В обычном понимании Лем был неверующим (агностиком), хотя духовно был связан с католицизмом. Считал не все религии равнозначными, нравился ему буддизм за «почитание всего живого, независимо от того, кем оно является» (здесь же Лем добавил: «Очень не люблю время, когда приближается Рождество и нужно покупать карпа. А потом дать его кому-нибудь, чтобы убил, потому что я сам никогда на него руку не поднял бы. Использование кого-то другого, его руки – это ужасно. А что поделаешь – мы же являемся ужасными хищниками!»). «И в последнее время – говорил Лем, – я пришел к выводу, что христианство лучше, чем ислам, хотя доказать это очень трудно, ибо в исламском рае есть гурии и другие удовольствия подобного рода. Зато в христианском раю довольно строго, поэтому я предполагал массовые побеги. Но сегодня обстановка сильно обострилась, и надо благодарить Бога, что мы живем в католической стране, что женщины не должны ходить в черных простынях или саванах, как в Иране, а мы не должны по два раза в день падать на колени носом по направлению к Мекке, что, возможно, является признаком покорности, но если бы – живя там – я заявил, что являюсь агностиком, то тем самым подписал бы себе смертный приговор через забрасывание камнями или мне бы отсекли руку. Жаловаться не на что, с этой точки зрения мы родились еще не в самом худшем месте мира». Лем не соглашался с позицией католических священников по вопросам контрацепции и абортов, был сторонником эвтаназии и смертной казни (понятно, что с определенными ограничениями)[355].
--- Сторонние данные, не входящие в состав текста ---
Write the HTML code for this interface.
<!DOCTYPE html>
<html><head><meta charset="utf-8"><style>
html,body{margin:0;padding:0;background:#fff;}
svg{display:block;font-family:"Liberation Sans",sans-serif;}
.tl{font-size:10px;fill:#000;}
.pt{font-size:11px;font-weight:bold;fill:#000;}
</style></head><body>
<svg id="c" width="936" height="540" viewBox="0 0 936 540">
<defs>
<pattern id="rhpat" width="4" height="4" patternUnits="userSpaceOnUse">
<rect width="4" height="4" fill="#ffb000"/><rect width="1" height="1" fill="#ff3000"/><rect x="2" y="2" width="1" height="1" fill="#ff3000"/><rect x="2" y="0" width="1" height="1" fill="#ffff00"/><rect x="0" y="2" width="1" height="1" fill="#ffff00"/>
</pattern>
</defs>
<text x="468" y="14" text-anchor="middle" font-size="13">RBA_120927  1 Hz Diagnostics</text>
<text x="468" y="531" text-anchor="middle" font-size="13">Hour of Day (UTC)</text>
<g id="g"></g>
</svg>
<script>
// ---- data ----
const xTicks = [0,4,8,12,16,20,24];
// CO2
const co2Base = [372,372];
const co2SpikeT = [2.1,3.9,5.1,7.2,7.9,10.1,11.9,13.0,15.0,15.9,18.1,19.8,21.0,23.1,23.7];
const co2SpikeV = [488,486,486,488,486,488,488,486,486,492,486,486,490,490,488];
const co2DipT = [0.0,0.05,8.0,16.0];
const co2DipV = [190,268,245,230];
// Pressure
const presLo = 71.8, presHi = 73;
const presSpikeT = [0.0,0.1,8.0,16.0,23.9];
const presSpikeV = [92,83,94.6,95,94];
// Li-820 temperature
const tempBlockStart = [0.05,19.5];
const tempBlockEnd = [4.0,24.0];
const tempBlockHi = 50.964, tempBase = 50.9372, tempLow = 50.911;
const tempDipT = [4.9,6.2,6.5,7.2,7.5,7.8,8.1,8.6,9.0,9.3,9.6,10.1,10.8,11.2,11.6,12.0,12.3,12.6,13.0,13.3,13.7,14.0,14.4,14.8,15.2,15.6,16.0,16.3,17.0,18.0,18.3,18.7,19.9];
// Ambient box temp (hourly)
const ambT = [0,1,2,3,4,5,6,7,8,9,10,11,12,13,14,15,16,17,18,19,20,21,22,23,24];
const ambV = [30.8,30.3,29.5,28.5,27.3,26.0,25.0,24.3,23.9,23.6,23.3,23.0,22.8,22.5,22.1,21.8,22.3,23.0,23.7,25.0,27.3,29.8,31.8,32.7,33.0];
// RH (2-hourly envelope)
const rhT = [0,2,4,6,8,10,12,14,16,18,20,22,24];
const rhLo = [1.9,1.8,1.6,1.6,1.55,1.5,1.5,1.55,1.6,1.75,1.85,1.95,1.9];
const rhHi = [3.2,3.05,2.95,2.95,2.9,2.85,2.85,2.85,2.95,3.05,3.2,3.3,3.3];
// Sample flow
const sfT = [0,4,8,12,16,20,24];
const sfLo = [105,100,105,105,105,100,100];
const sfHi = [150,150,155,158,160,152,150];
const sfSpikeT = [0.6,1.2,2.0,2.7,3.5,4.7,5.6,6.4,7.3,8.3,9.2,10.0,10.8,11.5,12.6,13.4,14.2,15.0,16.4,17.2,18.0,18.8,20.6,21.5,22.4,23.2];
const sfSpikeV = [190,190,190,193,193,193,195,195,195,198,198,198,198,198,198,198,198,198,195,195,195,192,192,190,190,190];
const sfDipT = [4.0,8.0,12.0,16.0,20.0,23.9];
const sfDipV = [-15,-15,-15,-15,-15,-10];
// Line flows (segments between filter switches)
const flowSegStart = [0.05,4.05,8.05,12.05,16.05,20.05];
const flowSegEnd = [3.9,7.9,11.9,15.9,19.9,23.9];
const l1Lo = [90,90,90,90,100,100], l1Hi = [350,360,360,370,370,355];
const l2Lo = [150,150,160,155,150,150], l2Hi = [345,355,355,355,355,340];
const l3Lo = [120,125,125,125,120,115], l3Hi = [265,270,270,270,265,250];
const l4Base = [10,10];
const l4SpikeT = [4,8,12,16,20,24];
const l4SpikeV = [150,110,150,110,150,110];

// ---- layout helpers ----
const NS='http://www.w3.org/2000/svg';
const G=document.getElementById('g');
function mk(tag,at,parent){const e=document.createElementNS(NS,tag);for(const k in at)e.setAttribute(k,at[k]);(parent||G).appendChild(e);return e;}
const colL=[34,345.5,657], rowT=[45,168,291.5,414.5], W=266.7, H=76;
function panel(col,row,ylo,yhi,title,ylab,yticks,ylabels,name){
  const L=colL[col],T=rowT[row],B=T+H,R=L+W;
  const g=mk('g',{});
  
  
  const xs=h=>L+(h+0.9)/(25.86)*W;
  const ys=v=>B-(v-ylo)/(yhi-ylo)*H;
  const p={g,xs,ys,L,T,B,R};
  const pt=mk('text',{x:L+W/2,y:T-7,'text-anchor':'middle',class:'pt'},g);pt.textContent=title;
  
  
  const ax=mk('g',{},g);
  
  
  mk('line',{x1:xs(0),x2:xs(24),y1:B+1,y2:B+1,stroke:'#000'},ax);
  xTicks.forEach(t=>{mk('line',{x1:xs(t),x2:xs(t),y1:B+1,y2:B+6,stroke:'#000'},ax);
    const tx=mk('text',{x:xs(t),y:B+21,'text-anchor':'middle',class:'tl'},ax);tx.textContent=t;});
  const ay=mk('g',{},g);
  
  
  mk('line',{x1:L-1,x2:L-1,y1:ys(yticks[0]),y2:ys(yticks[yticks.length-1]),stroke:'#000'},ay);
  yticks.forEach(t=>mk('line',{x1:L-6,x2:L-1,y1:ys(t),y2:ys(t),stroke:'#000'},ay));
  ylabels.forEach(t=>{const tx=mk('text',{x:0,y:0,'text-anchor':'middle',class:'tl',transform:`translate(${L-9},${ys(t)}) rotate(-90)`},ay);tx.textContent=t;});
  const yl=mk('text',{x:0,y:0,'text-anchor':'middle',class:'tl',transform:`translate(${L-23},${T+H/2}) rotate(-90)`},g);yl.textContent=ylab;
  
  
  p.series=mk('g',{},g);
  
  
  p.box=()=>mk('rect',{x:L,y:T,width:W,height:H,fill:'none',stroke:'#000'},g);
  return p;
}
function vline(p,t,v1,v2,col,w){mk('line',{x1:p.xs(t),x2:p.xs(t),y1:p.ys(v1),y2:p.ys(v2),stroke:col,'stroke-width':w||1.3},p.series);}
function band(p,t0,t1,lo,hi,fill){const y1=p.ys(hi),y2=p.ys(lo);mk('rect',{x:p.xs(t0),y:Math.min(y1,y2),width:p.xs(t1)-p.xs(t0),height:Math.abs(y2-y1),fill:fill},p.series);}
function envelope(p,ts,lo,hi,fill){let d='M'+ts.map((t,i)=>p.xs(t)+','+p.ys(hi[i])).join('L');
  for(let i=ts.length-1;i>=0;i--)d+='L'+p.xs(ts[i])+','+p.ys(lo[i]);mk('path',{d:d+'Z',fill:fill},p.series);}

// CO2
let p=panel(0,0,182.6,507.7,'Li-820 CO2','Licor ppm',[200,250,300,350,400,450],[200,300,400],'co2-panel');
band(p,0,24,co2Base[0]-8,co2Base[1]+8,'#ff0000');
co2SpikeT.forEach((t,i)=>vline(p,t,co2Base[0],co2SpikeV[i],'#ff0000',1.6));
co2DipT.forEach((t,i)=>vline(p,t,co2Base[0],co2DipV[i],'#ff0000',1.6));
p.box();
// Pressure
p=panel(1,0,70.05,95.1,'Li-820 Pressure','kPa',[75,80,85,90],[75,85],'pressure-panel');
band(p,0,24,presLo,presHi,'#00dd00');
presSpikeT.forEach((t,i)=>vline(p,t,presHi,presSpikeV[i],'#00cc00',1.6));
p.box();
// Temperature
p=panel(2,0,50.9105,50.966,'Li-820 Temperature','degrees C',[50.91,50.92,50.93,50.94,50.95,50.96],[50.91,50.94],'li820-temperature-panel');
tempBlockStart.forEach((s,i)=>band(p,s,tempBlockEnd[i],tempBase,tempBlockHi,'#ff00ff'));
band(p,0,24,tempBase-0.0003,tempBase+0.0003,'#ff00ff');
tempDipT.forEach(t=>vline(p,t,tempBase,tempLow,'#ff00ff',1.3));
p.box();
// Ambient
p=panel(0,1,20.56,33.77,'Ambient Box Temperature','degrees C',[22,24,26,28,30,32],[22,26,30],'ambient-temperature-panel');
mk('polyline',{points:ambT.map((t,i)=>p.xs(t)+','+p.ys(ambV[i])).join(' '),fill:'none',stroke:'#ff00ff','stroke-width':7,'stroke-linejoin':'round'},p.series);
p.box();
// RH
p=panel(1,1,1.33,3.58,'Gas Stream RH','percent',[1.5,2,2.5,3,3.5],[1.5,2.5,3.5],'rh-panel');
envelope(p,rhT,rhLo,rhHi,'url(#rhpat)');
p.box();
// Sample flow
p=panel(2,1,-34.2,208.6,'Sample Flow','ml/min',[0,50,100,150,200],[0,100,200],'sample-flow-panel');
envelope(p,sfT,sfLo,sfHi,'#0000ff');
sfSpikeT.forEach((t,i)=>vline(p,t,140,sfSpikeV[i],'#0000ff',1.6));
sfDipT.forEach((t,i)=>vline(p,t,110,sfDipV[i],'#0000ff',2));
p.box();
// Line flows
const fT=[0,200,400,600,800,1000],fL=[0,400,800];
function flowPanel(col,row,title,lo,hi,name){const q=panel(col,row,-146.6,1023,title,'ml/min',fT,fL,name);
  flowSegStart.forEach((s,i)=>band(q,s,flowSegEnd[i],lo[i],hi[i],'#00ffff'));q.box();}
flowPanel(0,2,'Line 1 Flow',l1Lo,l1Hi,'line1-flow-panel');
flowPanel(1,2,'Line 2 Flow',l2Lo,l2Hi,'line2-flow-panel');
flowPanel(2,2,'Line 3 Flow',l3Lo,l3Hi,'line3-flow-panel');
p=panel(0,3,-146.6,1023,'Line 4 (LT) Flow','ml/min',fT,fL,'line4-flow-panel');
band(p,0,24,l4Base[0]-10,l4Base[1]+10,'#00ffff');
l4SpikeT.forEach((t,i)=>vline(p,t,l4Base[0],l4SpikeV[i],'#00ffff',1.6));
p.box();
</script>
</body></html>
Станислава Лема отличало исключительное чувство юмора. Станислав Бересь, соавтор книги «Так говорил… Лем», отмечал, что ни с кем из писателей он так много не смеялся, хотя беседовал почти со всеми современными польскими авторами. Также Лем отличался образностью речи. Например, его друг писатель Я.Ю. Щепаньский в своем дневнике еще в далеком 1953 г. записал: «Сегодня у меня был Лем. Любую тему он может сразу же проиллюстрировать примером, который сам по себе является парадоксальным, живым анекдотом. Такое шифрование понятий позволяет избежать нудных и плоских выводов. Это какая-то par excellence [исключительно (лат.). – В.Я.] литературная способность, которой мне не хватает»[356].